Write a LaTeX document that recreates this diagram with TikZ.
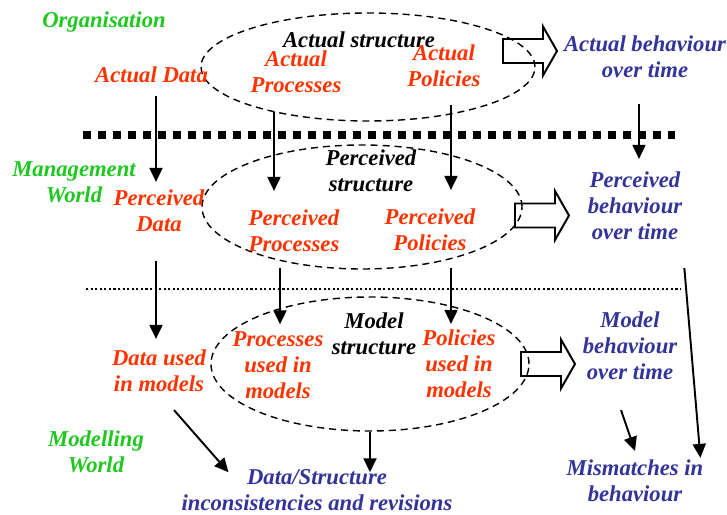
\documentclass[tikz,border=0pt]{standalone}
\usepackage{fontspec}
\setmainfont{Liberation Serif}
\usetikzlibrary{arrows.meta,shapes.geometric}

\definecolor{worldgreen}{RGB}{30,200,30}
\definecolor{partred}{RGB}{255,51,0}
\definecolor{behblue}{RGB}{51,51,153}

\tikzset{
  txt/.style={font=\fontsize{12.9}{14.8}\selectfont\bfseries\itshape, align=center, inner sep=1pt},
  world/.style={txt, text=worldgreen},
  part/.style={txt, text=partred},
  beh/.style={txt, text=behblue},
  structure/.style={draw, ellipse, dash pattern=on 4pt off 2.8pt, line width=0.8pt, inner sep=0pt},
  flow/.style={line width=1.1pt, -{Triangle[width=2.6mm,length=2.8mm]}},
  bigarrow/.pic={\draw[line width=1.1pt] (0,0.24) -- (0.8,0.24) -- (0.8,0.49) -- (1.08,0)
    -- (0.8,-0.49) -- (0.8,-0.24) -- (0,-0.24) -- cycle;}
}

\begin{document}
\begin{tikzpicture}
\useasboundingbox (0,0) rectangle (14.54,10.30);

% Structures
\node[structure, minimum width=6.68cm, minimum height=2.16cm] (astructure) at (7.36,8.96) {};
\node[structure, minimum width=6.40cm, minimum height=2.48cm] (pstructure) at (7.24,6.16) {};
\node[structure, minimum width=6.36cm, minimum height=2.68cm] (mstructure) at (7.40,3.02) {};

% Worlds
\node[world] (org) at (2.08,9.86) {Organisation};
\node[world] (mgmt) at (1.48,6.66) {Management\\World};
\node[world] (modw) at (1.92,1.26) {Modelling\\World};

% Data, processes and policies
\node[part] (adata) at (3.03,8.80) {Actual Data};
\node[part] (pdata) at (3.18,6.08) {Perceived\\Data};
\node[part] (udata) at (3.18,2.88) {Data used\\in models};

\node[txt] (alabel) at (7.18,9.50) {Actual structure};
\node[part] (aproc) at (5.92,8.86) {Actual\\Processes};
\node[part] (apol) at (8.88,8.98) {Actual\\Policies};

\node[txt] (plabel) at (7.42,6.88) {Perceived\\structure};
\node[part] (pproc) at (5.88,5.68) {Perceived\\Processes};
\node[part] (ppol) at (8.60,5.70) {Perceived\\Policies};

\node[txt] (mlabel) at (7.48,3.62) {Model\\structure};
\node[part] (uproc) at (5.56,3.00) {Processes\\used in\\models};
\node[part] (upol) at (9.18,3.02) {Policies\\used in\\models};

% Behaviour
\node[beh] (abeh) at (12.90,9.16) {Actual behaviour\\over time};
\node[beh] (pbeh) at (12.70,6.18) {Perceived\\behaviour\\over time};
\node[beh] (mbeh) at (12.60,3.38) {Model\\behaviour\\over time};
\node[beh] (mism) at (12.70,0.68) {Mismatches in\\behaviour};
\node[beh] (incons) at (6.34,0.50) {Data/Structure\\inconsistencies and revisions};

\pic at (10.06,9.28) {bigarrow};
\pic at (10.30,5.99) {bigarrow};
\pic at (10.42,3.02) {bigarrow};

% Boundaries
\draw[line width=0.16cm, dash pattern=on 0.16cm off 0.14cm] (1.66,7.60) -- (13.50,7.60);
\draw[line width=1.2pt, dash pattern=on 1.2pt off 1.4pt] (1.72,4.52) -- (13.60,4.52);

% Flows
\draw[flow, shorten <=0.22cm, shorten >=0.12cm] ([xshift=-0.06cm]pdata.north |- adata.south) -- ([xshift=-0.06cm]pdata.north);
\draw[flow, shorten <=0.54cm, shorten >=0.18cm] ([xshift=-0.06cm]pdata.south) -- ([xshift=-0.06cm]udata.north);
\draw[flow, shorten <=0.34cm, shorten >=0.34cm] ([xshift=-0.44cm]aproc.south) -- ([xshift=-0.40cm]pproc.north);
\draw[flow, shorten <=0.32cm, shorten >=0.34cm] ([xshift=0.14cm]apol.south) -- ([xshift=0.42cm]ppol.north);
\draw[flow, shorten <=0.48cm, shorten >=0.22cm] ([xshift=-0.12cm]abeh.south) -- ([xshift=0.08cm]pbeh.north);
\draw[flow, shorten <=0.28cm, shorten >=0.10cm] ([xshift=-0.28cm]pproc.south) -- ([xshift=0.04cm]uproc.north);
\draw[flow, shorten <=0.30cm, shorten >=0.08cm] ([xshift=0.42cm]ppol.south) -- ([xshift=-0.16cm]upol.north);
\draw[flow] ([xshift=0.30cm,yshift=-0.32cm]udata.south) -- ([xshift=0.98cm,yshift=-0.10cm]incons.north west);
\draw[flow, shorten >=-0.1cm] (mstructure.south) -- (mstructure.south |- incons.north);
\draw[flow] ([xshift=-0.18cm,yshift=-0.56cm]mbeh.south) -- ([yshift=0.14cm]mism.north);
\draw[flow] ([yshift=-0.52cm]pbeh.south east) -- ([xshift=-0.1cm]mism.north east);

\end{tikzpicture}
\end{document}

────────

### TASK DETAILS
Give the data above again in full and unchanged, skipping the pictures.

### REPLY TO THE TASK
Write a LaTeX document that recreates this diagram with TikZ.
\documentclass[tikz,border=0pt]{standalone}
\usepackage{fontspec}
\setmainfont{Liberation Serif}
\usetikzlibrary{arrows.meta,shapes.geometric}

\definecolor{worldgreen}{RGB}{30,200,30}
\definecolor{partred}{RGB}{255,51,0}
\definecolor{behblue}{RGB}{51,51,153}

\tikzset{
  txt/.style={font=\fontsize{12.9}{14.8}\selectfont\bfseries\itshape, align=center, inner sep=1pt},
  world/.style={txt, text=worldgreen},
  part/.style={txt, text=partred},
  beh/.style={txt, text=behblue},
  structure/.style={draw, ellipse, dash pattern=on 4pt off 2.8pt, line width=0.8pt, inner sep=0pt},
  flow/.style={line width=1.1pt, -{Triangle[width=2.6mm,length=2.8mm]}},
  bigarrow/.pic={\draw[line width=1.1pt] (0,0.24) -- (0.8,0.24) -- (0.8,0.49) -- (1.08,0)
    -- (0.8,-0.49) -- (0.8,-0.24) -- (0,-0.24) -- cycle;}
}

\begin{document}
\begin{tikzpicture}
\useasboundingbox (0,0) rectangle (14.54,10.30);

% Structures
\node[structure, minimum width=6.68cm, minimum height=2.16cm] (astructure) at (7.36,8.96) {};
\node[structure, minimum width=6.40cm, minimum height=2.48cm] (pstructure) at (7.24,6.16) {};
\node[structure, minimum width=6.36cm, minimum height=2.68cm] (mstructure) at (7.40,3.02) {};

% Worlds
\node[world] (org) at (2.08,9.86) {Organisation};
\node[world] (mgmt) at (1.48,6.66) {Management\\World};
\node[world] (modw) at (1.92,1.26) {Modelling\\World};

% Data, processes and policies
\node[part] (adata) at (3.03,8.80) {Actual Data};
\node[part] (pdata) at (3.18,6.08) {Perceived\\Data};
\node[part] (udata) at (3.18,2.88) {Data used\\in models};

\node[txt] (alabel) at (7.18,9.50) {Actual structure};
\node[part] (aproc) at (5.92,8.86) {Actual\\Processes};
\node[part] (apol) at (8.88,8.98) {Actual\\Policies};

\node[txt] (plabel) at (7.42,6.88) {Perceived\\structure};
\node[part] (pproc) at (5.88,5.68) {Perceived\\Processes};
\node[part] (ppol) at (8.60,5.70) {Perceived\\Policies};

\node[txt] (mlabel) at (7.48,3.62) {Model\\structure};
\node[part] (uproc) at (5.56,3.00) {Processes\\used in\\models};
\node[part] (upol) at (9.18,3.02) {Policies\\used in\\models};

% Behaviour
\node[beh] (abeh) at (12.90,9.16) {Actual behaviour\\over time};
\node[beh] (pbeh) at (12.70,6.18) {Perceived\\behaviour\\over time};
\node[beh] (mbeh) at (12.60,3.38) {Model\\behaviour\\over time};
\node[beh] (mism) at (12.70,0.68) {Mismatches in\\behaviour};
\node[beh] (incons) at (6.34,0.50) {Data/Structure\\inconsistencies and revisions};

\pic at (10.06,9.28) {bigarrow};
\pic at (10.30,5.99) {bigarrow};
\pic at (10.42,3.02) {bigarrow};

% Boundaries
\draw[line width=0.16cm, dash pattern=on 0.16cm off 0.14cm] (1.66,7.60) -- (13.50,7.60);
\draw[line width=1.2pt, dash pattern=on 1.2pt off 1.4pt] (1.72,4.52) -- (13.60,4.52);

% Flows
\draw[flow, shorten <=0.22cm, shorten >=0.12cm] ([xshift=-0.06cm]pdata.north |- adata.south) -- ([xshift=-0.06cm]pdata.north);
\draw[flow, shorten <=0.54cm, shorten >=0.18cm] ([xshift=-0.06cm]pdata.south) -- ([xshift=-0.06cm]udata.north);
\draw[flow, shorten <=0.34cm, shorten >=0.34cm] ([xshift=-0.44cm]aproc.south) -- ([xshift=-0.40cm]pproc.north);
\draw[flow, shorten <=0.32cm, shorten >=0.34cm] ([xshift=0.14cm]apol.south) -- ([xshift=0.42cm]ppol.north);
\draw[flow, shorten <=0.48cm, shorten >=0.22cm] ([xshift=-0.12cm]abeh.south) -- ([xshift=0.08cm]pbeh.north);
\draw[flow, shorten <=0.28cm, shorten >=0.10cm] ([xshift=-0.28cm]pproc.south) -- ([xshift=0.04cm]uproc.north);
\draw[flow, shorten <=0.30cm, shorten >=0.08cm] ([xshift=0.42cm]ppol.south) -- ([xshift=-0.16cm]upol.north);
\draw[flow] ([xshift=0.30cm,yshift=-0.32cm]udata.south) -- ([xshift=0.98cm,yshift=-0.10cm]incons.north west);
\draw[flow, shorten >=-0.1cm] (mstructure.south) -- (mstructure.south |- incons.north);
\draw[flow] ([xshift=-0.18cm,yshift=-0.56cm]mbeh.south) -- ([yshift=0.14cm]mism.north);
\draw[flow] ([yshift=-0.52cm]pbeh.south east) -- ([xshift=-0.1cm]mism.north east);

\end{tikzpicture}
\end{document}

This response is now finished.